In a finite semigroup, for any element \(x\), there exists a positive integer \(m\) such that \(x^m\) is an idempotent. This idempotent power is unique. The existence is a consequence of the fact that in a finite semigroup, the sequence of powers of an element \(x, x^2, x^3, \dots \) must eventually repeat. From a repeating sequence, an idempotent can be constructed.

Green’s relations are preserved under semigroup morphisms. Let \(f: S \to T\) be a semigroup morphism. If two elements \(x, y \in S\) are related by any of Green’s preorders or equivalence relations, then their images \(f(x), f(y)\) are related by the same relation in \(T\).

The \(\mathcal{R}\) and \(\mathcal{L}\) relations exhibit compatibility with semigroup multiplication on one side. Specifically, the \(\mathcal{R}\)-preorder is compatible with left multiplication, and the \(\mathcal{L}\)-preorder is compatible with right multiplication. If \(x \leq _{\mathcal{R}} y\), then for any \(z \in S\), we have \(zx \leq _{\mathcal{R}} zy\). This property extends to the equivalence relation \(\mathcal{R}\). If \(x \mathcal{R} y\), then \(zx \mathcal{R} zy\). A similar argument holds for the \(\mathcal{L}\)-preorder and \(\mathcal{L}\)-equivalence, which are compatible with right multiplication. If \(x \leq _{\mathcal{L}} y\), then \(xz \leq _{\mathcal{L}} yz\) for any \(z \in S\).

In a finite semigroup, if an element \(x\) can be written as \(x = uxv\) for some \(u, v \in S\), then \(x\) is \(\mathcal{H}\)-equivalent to both \(ux\) and \(xv\).

In a finite semigroup, if two elements are \(\mathcal{J}\)-equivalent, then a one-sided preorder implies the corresponding one-sided equivalence. Specifically, if \(x \mathcal{J} y\) and \(x \leq _{\mathcal{R}} y\), then \(x \mathcal{R} y\). Similarly, if \(x \mathcal{J} y\) and \(x \leq _{\mathcal{L}} y\), then \(x \mathcal{L} y\).

Let \(e\) be an idempotent element in a semigroup \(S\). An element \(x \in S\) is \(\mathcal{R}\)-below \(e\) if and only if \(x = ex\). Similarly, \(x\) is \(\mathcal{L}\)-below \(e\) if and only if \(x = xe\). It follows that \(x\) is \(\mathcal{H}\)-below \(e\) if and only if both conditions hold, i.e., \(x = ex\) and \(x = xe\).
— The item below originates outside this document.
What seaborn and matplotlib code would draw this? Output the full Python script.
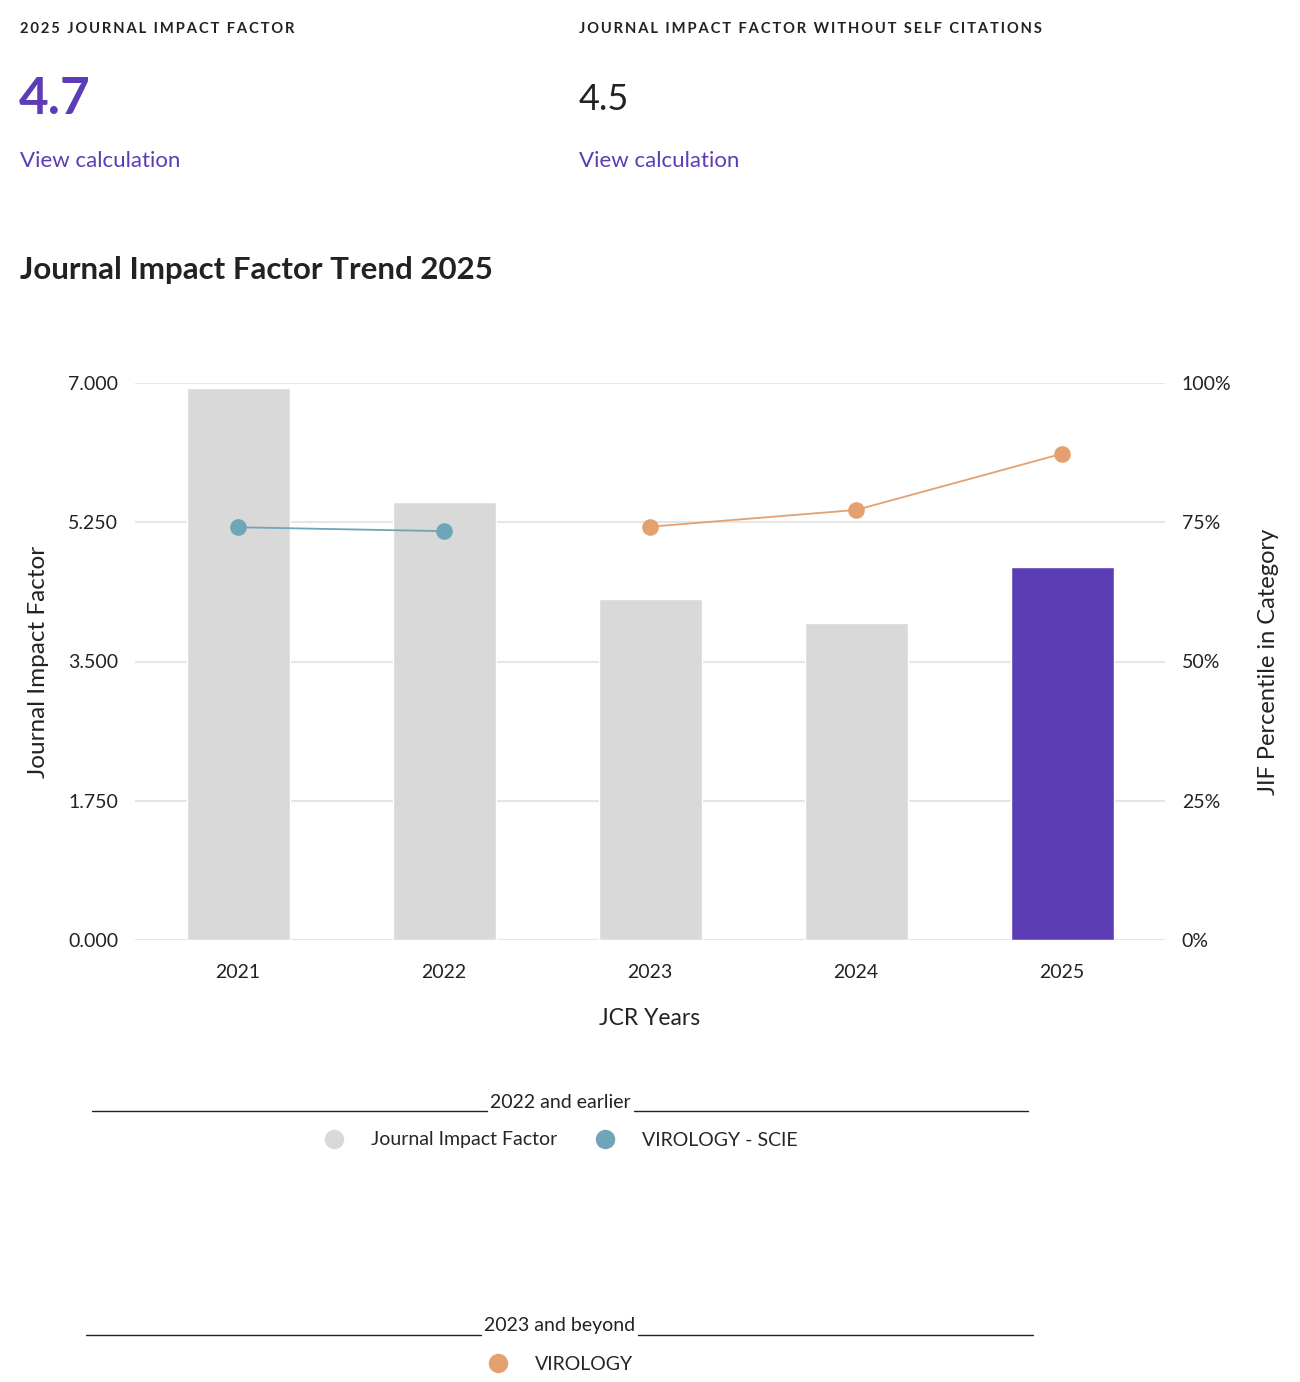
import matplotlib
matplotlib.use('Agg')
import matplotlib.pyplot as plt
from matplotlib.lines import Line2D
import seaborn as sns

# data
years = ['2021', '2022', '2023', '2024', '2025']
jif = [6.94, 5.5, 4.29, 3.99, 4.69]
bar_colors = ['#d9d9d9', '#d9d9d9', '#d9d9d9', '#d9d9d9', '#5c3db5']

old_years = ['2021', '2022']
old_pct = [74.1, 73.4]
new_years = ['2023', '2024', '2025']
new_pct = [74.2, 77.2, 87.3]

jif_ticks = [0, 1.75, 3.5, 5.25, 7.0]
pct_ticks = [0, 25, 50, 75, 100]

PURPLE = '#5c3db5'
TEAL = '#6fa5b8'
ORANGE = '#e5a070'
DARK = '#222222'

sns.set_theme(style='white')
plt.rcParams['font.family'] = ['Lato', 'DejaVu Sans']

W, H = 1300, 1382
fig = plt.figure(figsize=(W / 100, H / 100), dpi=100)


def fy(py):
    return 1 - py / H


def fx(px):
    return px / W


def spaced(s):
    return '\u2009'.join(s)


# header block
fig.text(fx(20), fy(29), spaced('2025 JOURNAL IMPACT FACTOR'), fontsize=10.6,
         fontweight='bold', color=DARK, va='center')
fig.text(fx(579), fy(29), spaced('JOURNAL IMPACT FACTOR WITHOUT SELF CITATIONS'),
         fontsize=10.6, fontweight='bold', color=DARK, va='center')
fig.text(fx(19), fy(114), '4.7', fontsize=37, fontweight='bold', color=PURPLE,
         va='baseline')
fig.text(fx(579), fy(110), '4.5', fontsize=26, color=DARK, va='baseline')
fig.text(fx(20), fy(161), 'View calculation', fontsize=16, color=PURPLE, va='center')
fig.text(fx(579), fy(161), 'View calculation', fontsize=16, color=PURPLE, va='center')
fig.text(fx(20), fy(270), 'Journal Impact Factor Trend 2025', fontsize=22.5,
         fontweight='bold', color=DARK, va='center')

# chart
ax = fig.add_axes([fx(135), fy(940), fx(1165) - fx(135), (940 - 383) / H])
sns.barplot(x=years, y=jif, hue=years, palette=bar_colors, width=0.5,
            legend=False, ax=ax, saturation=1)
ax.set_xlim(-0.5, len(years) - 0.5)
ax.set_ylim(0, 7)
ax.set_yticks(jif_ticks)
ax.set_yticklabels([f'{t:.3f}' for t in jif_ticks])
ax.grid(axis='y', color='#e6e6e6', linewidth=1.5)
ax.set_axisbelow(True)
for s in ax.spines.values():
    s.set_visible(False)
ax.tick_params(axis='both', length=0, labelsize=14, colors=DARK)
ax.tick_params(axis='y', pad=12)
ax.tick_params(axis='x', pad=17)
ax.set_xlabel('JCR Years', fontsize=16.5, color=DARK, labelpad=20)
ax.set_ylabel('Journal Impact Factor', fontsize=17.5, color=DARK, labelpad=14)

ax2 = ax.twinx()
ax2.set_ylim(0, 100)
ax2.set_yticks(pct_ticks)
ax2.set_yticklabels([f'{t}%' for t in pct_ticks])
for s in ax2.spines.values():
    s.set_visible(False)
ax2.tick_params(axis='y', length=0, labelsize=14, colors=DARK, pad=12)
ax2.set_ylabel('JIF Percentile in Category', fontsize=17, color=DARK, labelpad=19)

old_x = [years.index(y) for y in old_years]
new_x = [years.index(y) for y in new_years]
sns.lineplot(x=old_x, y=old_pct, color=TEAL, linewidth=1.3, marker='o',
             markersize=12, markeredgewidth=0, ax=ax2)
sns.lineplot(x=new_x, y=new_pct, color=ORANGE, linewidth=1.3, marker='o',
             markersize=12, markeredgewidth=0, ax=ax2)
ax2.set_xlim(-0.5, len(years) - 0.5)


# legend groups
def group_header(text, py, left, right, gap_l, gap_r):
    fig.text(fx(560), fy(py), text, fontsize=14, color=DARK, ha='center', va='center')
    fig.add_artist(Line2D([fx(left), fx(gap_l)], [fy(py + 9), fy(py + 9)],
                          color=DARK, linewidth=1))
    fig.add_artist(Line2D([fx(gap_r), fx(right)], [fy(py + 9), fy(py + 9)],
                          color=DARK, linewidth=1))


group_header('2022 and earlier', 1102, 92, 1028, 487, 634)
group_header('2023 and beyond', 1326, 86, 1033, 481, 638)

h1 = [Line2D([], [], marker='o', linestyle='', markersize=14, markeredgewidth=0,
             color='#d9d9d9'),
      Line2D([], [], marker='o', linestyle='', markersize=14, markeredgewidth=0,
             color=TEAL)]
fig.legend(h1, ['Journal Impact Factor', 'VIROLOGY - SCIE'], ncol=2,
           loc='center', bbox_to_anchor=(fx(561), fy(1140)), frameon=False,
           fontsize=14, handletextpad=1.4, columnspacing=2.0, handlelength=1.0)
h2 = [Line2D([], [], marker='o', linestyle='', markersize=14, markeredgewidth=0,
             color=ORANGE)]
fig.legend(h2, ['VIROLOGY'], loc='center', bbox_to_anchor=(fx(561), fy(1364)),
           frameon=False, fontsize=14, handletextpad=1.4, handlelength=1.0)

fig.savefig('out.png', dpi=100)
The composition of the relations \(\mathcal{R}\) and \(\mathcal{L}\) is commutative. That is, for any \(x, y \in S\), there exists a \(z\) such that \(x \mathcal{R} z\) and \(z \mathcal{L} y\) if and only if there exists a \(w\) such that \(x \mathcal{L} w\) and \(w \mathcal{R} y\). This can be written as \(\mathcal{R} \circ \mathcal{L} = \mathcal{L} \circ \mathcal{R}\). This property is crucial for proving that the relation \(\mathcal{D} = \mathcal{R} \circ \mathcal{L}\) is symmetric, and therefore an equivalence relation.